In church membership all are members of the one body. And here comes the final point in this sermon that invites us to take membership more seriously. Having written about how the relationship between the members affects the health of the body, Paul goes on to state, ‘Now you are the body of Christ and individually members of it.’ (12:27) And once again, don’t let familiarity with biblical words obscure their significance for you.

Paul doesn’t say that we, the church, composed of members, are like Christ’s body. He says we are Christ’s body: ‘Now you are the body of Christ and individually members of it.’ I don’t know about you, but I find that hugely challenging.

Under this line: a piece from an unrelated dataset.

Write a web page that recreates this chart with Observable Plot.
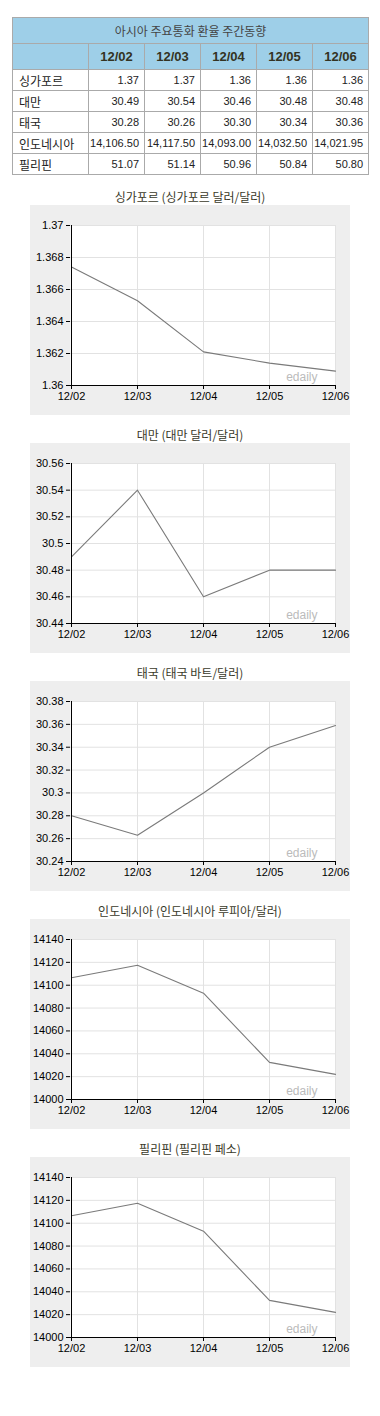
<!DOCTYPE html>
<html>
<head>
<meta charset="utf-8">
<script src="https://cdn.jsdelivr.net/npm/d3@7"></script>
<script src="https://cdn.jsdelivr.net/npm/@observablehq/plot@0.6"></script>
<style>
  html, body { margin: 0; padding: 0; background: white; }
  body { width: 380px; font-family: "Noto Sans CJK KR", "Liberation Sans", sans-serif; }
  table.fx { position: relative; margin: 17px 0 0 12px; border-collapse: collapse; table-layout: fixed; width: 356px; }
  table.fx td, table.fx th { border: 1px solid #aaaaaa; padding: 0; overflow: hidden; white-space: nowrap; }
  table.fx .ttl { background: #9ecfe8; height: 25px; text-align: center; font-size: 12px; color: #444; font-weight: normal; }
  table.fx .hd th { background: #9ecfe8; height: 25px; font-family: "Liberation Sans", Arial, sans-serif; font-size: 13px; font-weight: bold; color: #333322; text-align: center; }
  table.fx .hd th.blank { background: #9ecfe8; }
  table.fx td { height: 20px; font-size: 11px; font-family: "Liberation Sans", Arial, sans-serif; color: #222; text-align: right; padding-right: 5px; }
  table.fx td.nm { font-family: "Noto Sans CJK KR", sans-serif; font-size: 12px; text-align: left; padding-left: 6px; padding-right: 0; color: #222; }
  .ctitle { height: 16px; line-height: 16px; margin-top: 12px; text-align: center; font-size: 12px; color: #3a3a2a; }
  .ctitle.first { margin-top: 14px; }
  .panel { margin-left: 30px; width: 320px; }
  .panel svg { display: block; }
</style>
</head>
<body>
<div id="root"></div>
<script>
// ---- data ----
const dates = ["12/02", "12/03", "12/04", "12/05", "12/06"];
const countries = ["싱가포르", "대만", "태국", "인도네시아", "필리핀"];
const tableTitle = "아시아 주요통화 환율 주간동향";

// table values (as printed)
const tableSingapore = [1.37, 1.37, 1.36, 1.36, 1.36];
const tableTaiwan = [30.49, 30.54, 30.46, 30.48, 30.48];
const tableThailand = [30.28, 30.26, 30.30, 30.34, 30.36];
const tableIndonesia = [14106.50, 14117.50, 14093.00, 14032.50, 14021.95];
const tablePhilippines = [51.07, 51.14, 50.96, 50.84, 50.80];

// chart series (as drawn)
const chartSingapore = [1.3674, 1.3653, 1.3621, 1.3614, 1.3609];
const chartTaiwan = [30.49, 30.54, 30.46, 30.48, 30.48];
const chartThailand = [30.28, 30.263, 30.30, 30.34, 30.359];
const chartIndonesia = [14106.5, 14117.5, 14093, 14032.5, 14021.95];
const chartPhilippines = [14106.5, 14117.5, 14093, 14032.5, 14021.95];

const chartTitles = [
  "싱가포르 (싱가포르 달러/달러)",
  "대만 (대만 달러/달러)",
  "태국 (태국 바트/달러)",
  "인도네시아 (인도네시아 루피아/달러)",
  "필리핀 (필리핀 페소)"
];

// y tick labels per chart
const ticksSingapore = [1.36, 1.362, 1.364, 1.366, 1.368, 1.37];
const ticksTaiwan = [30.44, 30.46, 30.48, 30.5, 30.52, 30.54, 30.56];
const ticksThailand = [30.24, 30.26, 30.28, 30.3, 30.32, 30.34, 30.36, 30.38];
const ticksIndonesia = [14000, 14020, 14040, 14060, 14080, 14100, 14120, 14140];
const ticksPhilippines = [14000, 14020, 14040, 14060, 14080, 14100, 14120, 14140];

const watermark = "edaily";

// ---- build ----
const root = document.getElementById("root");

// table
const tableRows = [tableSingapore, tableTaiwan, tableThailand, tableIndonesia, tablePhilippines];
const numFmt = d3.format(",.2f");
let html = '<table class="fx"><colgroup><col style="width:76px">' + dates.map(() => '<col style="width:56px">').join("") + '</colgroup>';
html += '<tr><th class="ttl" colspan="' + (dates.length + 1) + '">' + tableTitle + '</th></tr>';
html += '<tr class="hd"><th class="blank"></th>' + dates.map(d => '<th>' + d + '</th>').join("") + '</tr>';
tableRows.forEach((row, i) => {
  html += '<tr><td class="nm">' + countries[i] + '</td>' + row.map(v => '<td>' + numFmt(v) + '</td>').join("") + '</tr>';
});
html += '</table>';
root.insertAdjacentHTML("beforeend", html);

const series = [chartSingapore, chartTaiwan, chartThailand, chartIndonesia, chartPhilippines];
const tickSets = [ticksSingapore, ticksTaiwan, ticksThailand, ticksIndonesia, ticksPhilippines];
const tickFmt = d => String(+d.toFixed(6));

series.forEach((values, i) => {
  const ticks = tickSets[i];
  const domain = [ticks[0], ticks[ticks.length - 1]];
  const data = dates.map((d, j) => ({date: d, value: values[j]}));

  const t = document.createElement("div");
  t.className = "ctitle" + (i === 0 ? " first" : "");
  t.textContent = chartTitles[i];
  root.appendChild(t);

  const chart = Plot.plot({
    width: 320,
    height: 210,
    marginLeft: 40,
    marginRight: 15,
    marginTop: 20,
    marginBottom: 30,
    style: {background: "#eeeeee", fontFamily: "'Liberation Sans', Arial, sans-serif", fontSize: "11px", color: "black", overflow: "visible"},
    x: {type: "point", domain: dates, padding: 0, label: null},
    y: {domain, label: null},
    marks: [
      Plot.frame({fill: "white", stroke: null}),
      Plot.gridX({stroke: "#e2e2e2", strokeOpacity: 1}),
      Plot.gridY(ticks, {stroke: "#e2e2e2", strokeOpacity: 1}),
      Plot.line(data, {x: "date", y: "value", stroke: "#7a7a7a", strokeWidth: 1.1}),
      Plot.text([watermark], {frameAnchor: "bottom-right", dx: -18, dy: -5, fill: "#bbbbbb", fontSize: 12}),
      Plot.ruleY([domain[0]], {stroke: "black"}),
      Plot.ruleX([dates[0]], {stroke: "black"}),
      Plot.axisY(ticks, {tickSize: 4, tickPadding: 3, tickFormat: tickFmt, label: null}),
      Plot.axisX({tickSize: 4, tickPadding: 3, label: null})
    ]
  });
  const p = document.createElement("div");
  p.className = "panel";
  p.appendChild(chart);
  root.appendChild(p);
});
</script>
</body>
</html>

There’s a poem that I imagine that many of you will have heard quoted, at least in part. It’s often attributed to our fellow church member, Teresa of Avila (1515-1582), though whether it was she who wrote it is uncertain; maybe it was one of history’s supposedly less important church members who did so. Whichever the case, I think it speaks to where we are today:

Christ has no body but yours,
No hands, no feet on earth but yours,
Yours are the eyes with which he looks
Compassion on this world,
Yours are the feet with which he walks to do good,
Yours are the hands, with which he blesses all the world.
Yours are the hands, yours are the feet,
Yours are the eyes, you are his body.
Christ has no body now but yours,
No hands, no feet on earth but yours,
Yours are the eyes with which he looks
compassion on this world.
Christ has no body now on earth but yours.

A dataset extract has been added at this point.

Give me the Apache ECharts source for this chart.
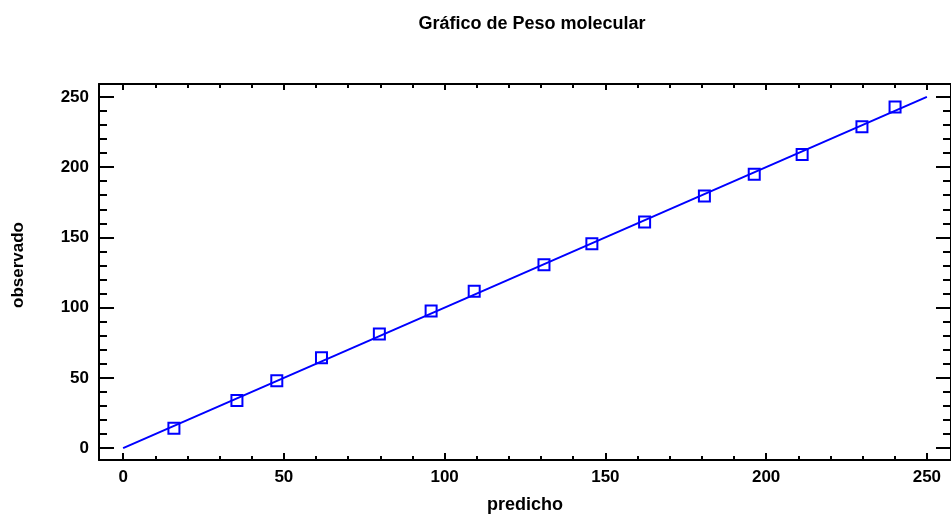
<!DOCTYPE html>
<html>
<head>
<meta charset="utf-8">
<script src="https://cdn.jsdelivr.net/npm/echarts@6/dist/echarts.min.js"></script>
<style>html,body{margin:0;padding:0;background:#fff;}#c{width:951px;height:519px;}</style>
</head>
<body>
<div id="c"></div>
<script>
// Data
var predicho = [15.8, 35.4, 47.8, 61.7, 79.7, 95.8, 109.2, 130.9, 145.8, 162.2, 180.8, 196.3, 211.2, 229.8, 240.1];
var observado = [14.1, 33.9, 48.0, 64.3, 81.2, 97.5, 111.6, 130.6, 145.5, 161.0, 179.4, 194.9, 209.0, 228.8, 242.9];
var fitX = [0, 250];
var fitY = [0, 250];
var majorTicks = [0, 50, 100, 150, 200, 250];
var minorTicks = [10, 20, 30, 40, 60, 70, 80, 90, 110, 120, 130, 140, 160, 170, 180, 190, 210, 220, 230, 240];

var FONT = 'Liberation Sans, Arial, sans-serif';
var XMIN = -7.5, XMAX = 257.5, YMIN = -8.5, YMAX = 259.2;

function axis(dim, pos, ticks, len, showLine, labels, extra) {
  var a = {
    type: 'value', position: pos, min: dim === 'x' ? XMIN : YMIN, max: dim === 'x' ? XMAX : YMAX,
    splitLine: {show: false},
    axisLine: {show: showLine, onZero: false, lineStyle: {color: '#000', width: 2}},
    axisTick: {show: true, inside: true, length: len, customValues: ticks, lineStyle: {color: '#000', width: 2}},
    axisLabel: labels ? {show: true, customValues: majorTicks, fontFamily: FONT, fontWeight: 'bold', fontSize: 17, color: '#000', margin: dim === 'x' ? 9 : 10} : {show: false}
  };
  if (extra) for (var k in extra) a[k] = extra[k];
  return a;
}

var chart = echarts.init(document.getElementById('c'));
chart.setOption({
  animation: false,
  title: {
    text: 'Gráfico de Peso molecular', left: 527, top: 10, textAlign: 'center',
    textStyle: {fontFamily: FONT, fontWeight: 'bold', fontSize: 18, color: '#000'}
  },
  grid: {left: 99, top: 84, width: 854, height: 379, containLabel: false},
  xAxis: [
    axis('x', 'bottom', majorTicks, 7, true, true, {name: 'predicho', nameLocation: 'middle', nameGap: 36,
      nameTextStyle: {fontFamily: FONT, fontWeight: 'bold', fontSize: 18, color: '#000'}}),
    axis('x', 'bottom', minorTicks, 4, false, false),
    axis('x', 'top', majorTicks, 6, true, false),
    axis('x', 'top', minorTicks, 4, false, false)
  ],
  yAxis: [
    axis('y', 'left', majorTicks, 15, true, true, {name: 'observado', nameLocation: 'middle', nameGap: 72,
      nameTextStyle: {fontFamily: FONT, fontWeight: 'bold', fontSize: 17, color: '#000', padding: [0, 0, 0, 14]}}),
    axis('y', 'left', minorTicks, 8, false, false),
    axis('y', 'right', majorTicks, 15, true, false),
    axis('y', 'right', minorTicks, 8, false, false)
  ],
  series: [
    {
      type: 'line', data: fitX.map(function (x, i) { return [x, fitY[i]]; }),
      showSymbol: false, symbol: 'none', lineStyle: {color: '#0000ff', width: 2}, z: 2
    },
    {
      type: 'scatter', data: predicho.map(function (x, i) { return [x, observado[i]]; }),
      symbol: 'rect', symbolSize: 11,
      itemStyle: {color: 'rgba(255,255,255,0)', borderColor: '#0000ff', borderWidth: 2, opacity: 1}, z: 3
    }
  ]
});
</script>
</body>
</html>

And today I would want to say a firm “Amen” to all of that, as long as every time we hear the word, “yours” you don’t think of it as about you only, the individual; Christ has no body but yours, church members!  It’s about all the members of the church together; they and we who collectively form the body of Christ here on earth, in order to do his work here on earth; Christ has no body but yours.

Earlier in this service we focused upon Jesus Christ’s Spirit-anointed ministry, which he said was ‘to  bring good news to the poor … to proclaim release to the captives … and recovery of sight to the blind …. to let the oppressed go free … [and] to proclaim the year of the Lord’s favour.’ (Luke 4:18, 19) That gives us a good idea of what being Christ’s body in this world entails.

That might seem like a big “ask” because it is a big ask! But we are never alone in this bringing of good news to those in need, because you and I are all members of one body, arranged by God as God chooses (12:18); arranged for living the life of Christ in the world today. So may God give us the inspiration and the strength to do exactly that; all of us together, members of Christ’s body. Amen.